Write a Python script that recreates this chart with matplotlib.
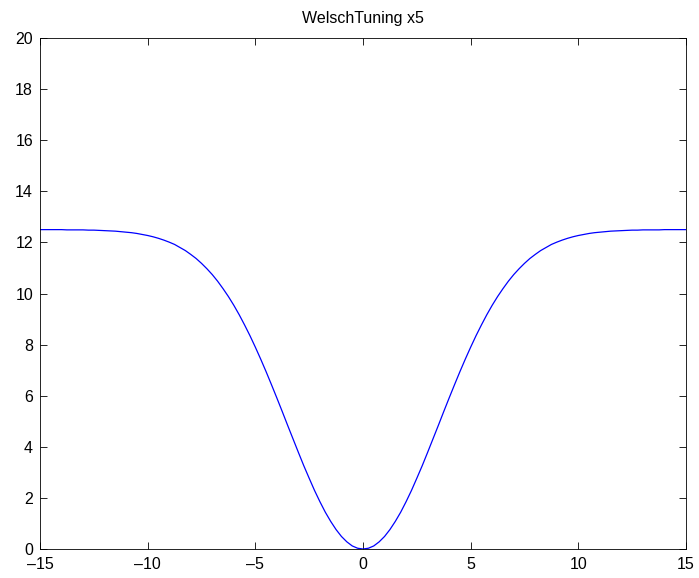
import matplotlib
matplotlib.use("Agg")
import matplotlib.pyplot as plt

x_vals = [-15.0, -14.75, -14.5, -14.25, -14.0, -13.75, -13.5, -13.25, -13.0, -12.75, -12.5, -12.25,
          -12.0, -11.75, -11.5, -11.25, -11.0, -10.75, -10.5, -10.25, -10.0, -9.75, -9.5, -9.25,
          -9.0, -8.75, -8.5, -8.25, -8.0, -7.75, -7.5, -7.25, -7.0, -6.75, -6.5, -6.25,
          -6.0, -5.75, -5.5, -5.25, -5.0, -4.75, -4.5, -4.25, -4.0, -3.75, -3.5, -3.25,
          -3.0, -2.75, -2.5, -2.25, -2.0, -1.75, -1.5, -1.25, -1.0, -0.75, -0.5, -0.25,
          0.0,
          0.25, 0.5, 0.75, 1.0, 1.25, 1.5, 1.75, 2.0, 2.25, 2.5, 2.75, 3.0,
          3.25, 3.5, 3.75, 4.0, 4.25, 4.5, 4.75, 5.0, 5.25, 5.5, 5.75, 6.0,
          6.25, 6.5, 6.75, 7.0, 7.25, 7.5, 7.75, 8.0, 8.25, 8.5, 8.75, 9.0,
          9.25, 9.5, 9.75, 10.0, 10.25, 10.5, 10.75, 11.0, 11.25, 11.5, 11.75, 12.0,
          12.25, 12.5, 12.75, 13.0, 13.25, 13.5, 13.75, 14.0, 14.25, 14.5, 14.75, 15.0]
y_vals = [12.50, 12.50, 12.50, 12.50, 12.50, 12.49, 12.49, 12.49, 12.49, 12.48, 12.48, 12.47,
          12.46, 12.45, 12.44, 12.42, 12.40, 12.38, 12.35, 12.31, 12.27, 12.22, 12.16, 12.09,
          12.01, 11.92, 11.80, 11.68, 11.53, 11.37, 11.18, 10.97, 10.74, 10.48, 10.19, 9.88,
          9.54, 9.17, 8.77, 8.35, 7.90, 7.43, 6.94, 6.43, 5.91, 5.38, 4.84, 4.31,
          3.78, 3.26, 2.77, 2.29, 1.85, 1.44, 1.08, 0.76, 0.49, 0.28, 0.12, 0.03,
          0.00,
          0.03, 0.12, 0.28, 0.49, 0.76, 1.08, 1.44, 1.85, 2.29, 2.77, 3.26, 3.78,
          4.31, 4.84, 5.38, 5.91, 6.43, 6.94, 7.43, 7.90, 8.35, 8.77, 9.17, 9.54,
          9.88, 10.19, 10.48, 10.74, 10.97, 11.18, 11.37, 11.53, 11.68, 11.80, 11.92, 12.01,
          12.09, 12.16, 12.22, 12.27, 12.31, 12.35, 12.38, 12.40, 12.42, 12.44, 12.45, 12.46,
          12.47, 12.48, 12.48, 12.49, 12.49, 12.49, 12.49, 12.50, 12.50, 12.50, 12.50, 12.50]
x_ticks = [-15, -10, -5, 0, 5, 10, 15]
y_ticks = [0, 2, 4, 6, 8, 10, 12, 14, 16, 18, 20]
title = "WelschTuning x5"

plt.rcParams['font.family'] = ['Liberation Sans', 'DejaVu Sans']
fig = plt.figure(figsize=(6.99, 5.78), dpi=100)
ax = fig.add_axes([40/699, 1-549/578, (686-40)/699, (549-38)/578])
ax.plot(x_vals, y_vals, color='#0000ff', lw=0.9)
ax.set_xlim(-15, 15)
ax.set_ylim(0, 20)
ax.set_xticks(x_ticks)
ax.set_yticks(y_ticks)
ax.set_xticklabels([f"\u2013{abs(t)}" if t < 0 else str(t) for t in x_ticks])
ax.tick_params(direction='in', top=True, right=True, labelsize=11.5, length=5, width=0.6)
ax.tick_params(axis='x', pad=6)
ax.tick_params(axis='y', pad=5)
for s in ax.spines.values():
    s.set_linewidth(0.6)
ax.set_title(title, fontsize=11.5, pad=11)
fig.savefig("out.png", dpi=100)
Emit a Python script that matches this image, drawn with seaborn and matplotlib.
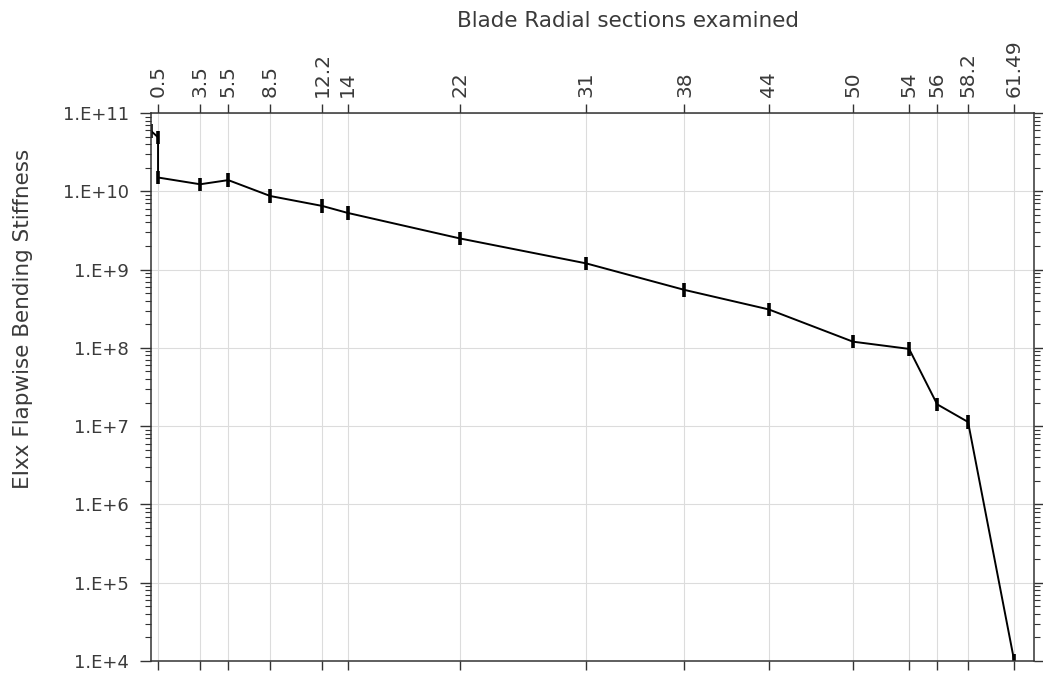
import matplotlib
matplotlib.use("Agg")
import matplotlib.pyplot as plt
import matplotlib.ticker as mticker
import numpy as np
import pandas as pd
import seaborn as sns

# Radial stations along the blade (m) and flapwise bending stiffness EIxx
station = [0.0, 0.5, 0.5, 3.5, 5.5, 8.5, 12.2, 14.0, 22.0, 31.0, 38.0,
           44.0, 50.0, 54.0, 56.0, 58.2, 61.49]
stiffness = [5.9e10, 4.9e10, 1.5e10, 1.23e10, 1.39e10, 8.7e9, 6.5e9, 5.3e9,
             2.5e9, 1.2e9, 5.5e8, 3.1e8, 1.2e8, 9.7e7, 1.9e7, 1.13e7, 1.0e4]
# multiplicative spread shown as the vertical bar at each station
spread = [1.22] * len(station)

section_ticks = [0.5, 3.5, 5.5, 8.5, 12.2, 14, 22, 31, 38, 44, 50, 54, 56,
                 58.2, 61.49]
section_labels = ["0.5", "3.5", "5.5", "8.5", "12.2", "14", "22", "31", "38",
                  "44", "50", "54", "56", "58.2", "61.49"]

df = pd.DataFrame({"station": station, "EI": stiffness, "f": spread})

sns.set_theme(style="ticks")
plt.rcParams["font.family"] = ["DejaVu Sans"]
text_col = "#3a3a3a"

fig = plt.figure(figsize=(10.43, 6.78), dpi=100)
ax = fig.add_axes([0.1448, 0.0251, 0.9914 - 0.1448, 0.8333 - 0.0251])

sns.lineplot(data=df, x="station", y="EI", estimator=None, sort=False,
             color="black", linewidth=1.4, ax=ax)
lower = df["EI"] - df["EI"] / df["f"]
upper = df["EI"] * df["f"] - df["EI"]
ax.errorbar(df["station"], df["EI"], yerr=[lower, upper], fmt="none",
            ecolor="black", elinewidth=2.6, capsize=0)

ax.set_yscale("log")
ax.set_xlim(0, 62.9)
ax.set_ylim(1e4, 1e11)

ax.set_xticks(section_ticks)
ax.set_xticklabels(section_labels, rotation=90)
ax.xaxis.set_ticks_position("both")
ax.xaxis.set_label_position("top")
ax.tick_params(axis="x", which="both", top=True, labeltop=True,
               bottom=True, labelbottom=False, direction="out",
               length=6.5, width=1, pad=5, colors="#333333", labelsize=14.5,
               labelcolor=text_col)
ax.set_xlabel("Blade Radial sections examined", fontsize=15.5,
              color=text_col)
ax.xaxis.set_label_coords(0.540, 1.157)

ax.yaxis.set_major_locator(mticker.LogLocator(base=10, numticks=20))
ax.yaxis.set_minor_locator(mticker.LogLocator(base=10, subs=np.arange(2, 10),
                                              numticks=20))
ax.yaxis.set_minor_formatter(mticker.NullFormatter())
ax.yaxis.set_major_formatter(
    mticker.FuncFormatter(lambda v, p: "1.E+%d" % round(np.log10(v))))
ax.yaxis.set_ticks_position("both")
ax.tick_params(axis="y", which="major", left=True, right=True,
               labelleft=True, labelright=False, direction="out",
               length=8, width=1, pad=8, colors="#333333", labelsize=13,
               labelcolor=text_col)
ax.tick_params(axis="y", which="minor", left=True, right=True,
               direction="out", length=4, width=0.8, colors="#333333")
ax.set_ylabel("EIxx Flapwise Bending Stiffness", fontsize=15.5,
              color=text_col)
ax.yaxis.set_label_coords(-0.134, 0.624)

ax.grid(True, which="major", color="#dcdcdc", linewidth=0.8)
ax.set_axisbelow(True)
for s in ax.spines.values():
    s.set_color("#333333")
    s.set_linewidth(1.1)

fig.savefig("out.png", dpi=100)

What needs to be done — Retype every entry verbatim and exclude the pictures from the copy.

Finished task —
Write a Python script that recreates this chart with matplotlib.
import matplotlib
matplotlib.use("Agg")
import matplotlib.pyplot as plt

x_vals = [-15.0, -14.75, -14.5, -14.25, -14.0, -13.75, -13.5, -13.25, -13.0, -12.75, -12.5, -12.25,
          -12.0, -11.75, -11.5, -11.25, -11.0, -10.75, -10.5, -10.25, -10.0, -9.75, -9.5, -9.25,
          -9.0, -8.75, -8.5, -8.25, -8.0, -7.75, -7.5, -7.25, -7.0, -6.75, -6.5, -6.25,
          -6.0, -5.75, -5.5, -5.25, -5.0, -4.75, -4.5, -4.25, -4.0, -3.75, -3.5, -3.25,
          -3.0, -2.75, -2.5, -2.25, -2.0, -1.75, -1.5, -1.25, -1.0, -0.75, -0.5, -0.25,
          0.0,
          0.25, 0.5, 0.75, 1.0, 1.25, 1.5, 1.75, 2.0, 2.25, 2.5, 2.75, 3.0,
          3.25, 3.5, 3.75, 4.0, 4.25, 4.5, 4.75, 5.0, 5.25, 5.5, 5.75, 6.0,
          6.25, 6.5, 6.75, 7.0, 7.25, 7.5, 7.75, 8.0, 8.25, 8.5, 8.75, 9.0,
          9.25, 9.5, 9.75, 10.0, 10.25, 10.5, 10.75, 11.0, 11.25, 11.5, 11.75, 12.0,
          12.25, 12.5, 12.75, 13.0, 13.25, 13.5, 13.75, 14.0, 14.25, 14.5, 14.75, 15.0]
y_vals = [12.50, 12.50, 12.50, 12.50, 12.50, 12.49, 12.49, 12.49, 12.49, 12.48, 12.48, 12.47,
          12.46, 12.45, 12.44, 12.42, 12.40, 12.38, 12.35, 12.31, 12.27, 12.22, 12.16, 12.09,
          12.01, 11.92, 11.80, 11.68, 11.53, 11.37, 11.18, 10.97, 10.74, 10.48, 10.19, 9.88,
          9.54, 9.17, 8.77, 8.35, 7.90, 7.43, 6.94, 6.43, 5.91, 5.38, 4.84, 4.31,
          3.78, 3.26, 2.77, 2.29, 1.85, 1.44, 1.08, 0.76, 0.49, 0.28, 0.12, 0.03,
          0.00,
          0.03, 0.12, 0.28, 0.49, 0.76, 1.08, 1.44, 1.85, 2.29, 2.77, 3.26, 3.78,
          4.31, 4.84, 5.38, 5.91, 6.43, 6.94, 7.43, 7.90, 8.35, 8.77, 9.17, 9.54,
          9.88, 10.19, 10.48, 10.74, 10.97, 11.18, 11.37, 11.53, 11.68, 11.80, 11.92, 12.01,
          12.09, 12.16, 12.22, 12.27, 12.31, 12.35, 12.38, 12.40, 12.42, 12.44, 12.45, 12.46,
          12.47, 12.48, 12.48, 12.49, 12.49, 12.49, 12.49, 12.50, 12.50, 12.50, 12.50, 12.50]
x_ticks = [-15, -10, -5, 0, 5, 10, 15]
y_ticks = [0, 2, 4, 6, 8, 10, 12, 14, 16, 18, 20]
title = "WelschTuning x5"

plt.rcParams['font.family'] = ['Liberation Sans', 'DejaVu Sans']
fig = plt.figure(figsize=(6.99, 5.78), dpi=100)
ax = fig.add_axes([40/699, 1-549/578, (686-40)/699, (549-38)/578])
ax.plot(x_vals, y_vals, color='#0000ff', lw=0.9)
ax.set_xlim(-15, 15)
ax.set_ylim(0, 20)
ax.set_xticks(x_ticks)
ax.set_yticks(y_ticks)
ax.set_xticklabels([f"\u2013{abs(t)}" if t < 0 else str(t) for t in x_ticks])
ax.tick_params(direction='in', top=True, right=True, labelsize=11.5, length=5, width=0.6)
ax.tick_params(axis='x', pad=6)
ax.tick_params(axis='y', pad=5)
for s in ax.spines.values():
    s.set_linewidth(0.6)
ax.set_title(title, fontsize=11.5, pad=11)
fig.savefig("out.png", dpi=100)
Emit a Python script that matches this image, drawn with seaborn and matplotlib.
import matplotlib
matplotlib.use("Agg")
import matplotlib.pyplot as plt
import matplotlib.ticker as mticker
import numpy as np
import pandas as pd
import seaborn as sns

# Radial stations along the blade (m) and flapwise bending stiffness EIxx
station = [0.0, 0.5, 0.5, 3.5, 5.5, 8.5, 12.2, 14.0, 22.0, 31.0, 38.0,
           44.0, 50.0, 54.0, 56.0, 58.2, 61.49]
stiffness = [5.9e10, 4.9e10, 1.5e10, 1.23e10, 1.39e10, 8.7e9, 6.5e9, 5.3e9,
             2.5e9, 1.2e9, 5.5e8, 3.1e8, 1.2e8, 9.7e7, 1.9e7, 1.13e7, 1.0e4]
# multiplicative spread shown as the vertical bar at each station
spread = [1.22] * len(station)

section_ticks = [0.5, 3.5, 5.5, 8.5, 12.2, 14, 22, 31, 38, 44, 50, 54, 56,
                 58.2, 61.49]
section_labels = ["0.5", "3.5", "5.5", "8.5", "12.2", "14", "22", "31", "38",
                  "44", "50", "54", "56", "58.2", "61.49"]

df = pd.DataFrame({"station": station, "EI": stiffness, "f": spread})

sns.set_theme(style="ticks")
plt.rcParams["font.family"] = ["DejaVu Sans"]
text_col = "#3a3a3a"

fig = plt.figure(figsize=(10.43, 6.78), dpi=100)
ax = fig.add_axes([0.1448, 0.0251, 0.9914 - 0.1448, 0.8333 - 0.0251])

sns.lineplot(data=df, x="station", y="EI", estimator=None, sort=False,
             color="black", linewidth=1.4, ax=ax)
lower = df["EI"] - df["EI"] / df["f"]
upper = df["EI"] * df["f"] - df["EI"]
ax.errorbar(df["station"], df["EI"], yerr=[lower, upper], fmt="none",
            ecolor="black", elinewidth=2.6, capsize=0)

ax.set_yscale("log")
ax.set_xlim(0, 62.9)
ax.set_ylim(1e4, 1e11)

ax.set_xticks(section_ticks)
ax.set_xticklabels(section_labels, rotation=90)
ax.xaxis.set_ticks_position("both")
ax.xaxis.set_label_position("top")
ax.tick_params(axis="x", which="both", top=True, labeltop=True,
               bottom=True, labelbottom=False, direction="out",
               length=6.5, width=1, pad=5, colors="#333333", labelsize=14.5,
               labelcolor=text_col)
ax.set_xlabel("Blade Radial sections examined", fontsize=15.5,
              color=text_col)
ax.xaxis.set_label_coords(0.540, 1.157)

ax.yaxis.set_major_locator(mticker.LogLocator(base=10, numticks=20))
ax.yaxis.set_minor_locator(mticker.LogLocator(base=10, subs=np.arange(2, 10),
                                              numticks=20))
ax.yaxis.set_minor_formatter(mticker.NullFormatter())
ax.yaxis.set_major_formatter(
    mticker.FuncFormatter(lambda v, p: "1.E+%d" % round(np.log10(v))))
ax.yaxis.set_ticks_position("both")
ax.tick_params(axis="y", which="major", left=True, right=True,
               labelleft=True, labelright=False, direction="out",
               length=8, width=1, pad=8, colors="#333333", labelsize=13,
               labelcolor=text_col)
ax.tick_params(axis="y", which="minor", left=True, right=True,
               direction="out", length=4, width=0.8, colors="#333333")
ax.set_ylabel("EIxx Flapwise Bending Stiffness", fontsize=15.5,
              color=text_col)
ax.yaxis.set_label_coords(-0.134, 0.624)

ax.grid(True, which="major", color="#dcdcdc", linewidth=0.8)
ax.set_axisbelow(True)
for s in ax.spines.values():
    s.set_color("#333333")
    s.set_linewidth(1.1)

fig.savefig("out.png", dpi=100)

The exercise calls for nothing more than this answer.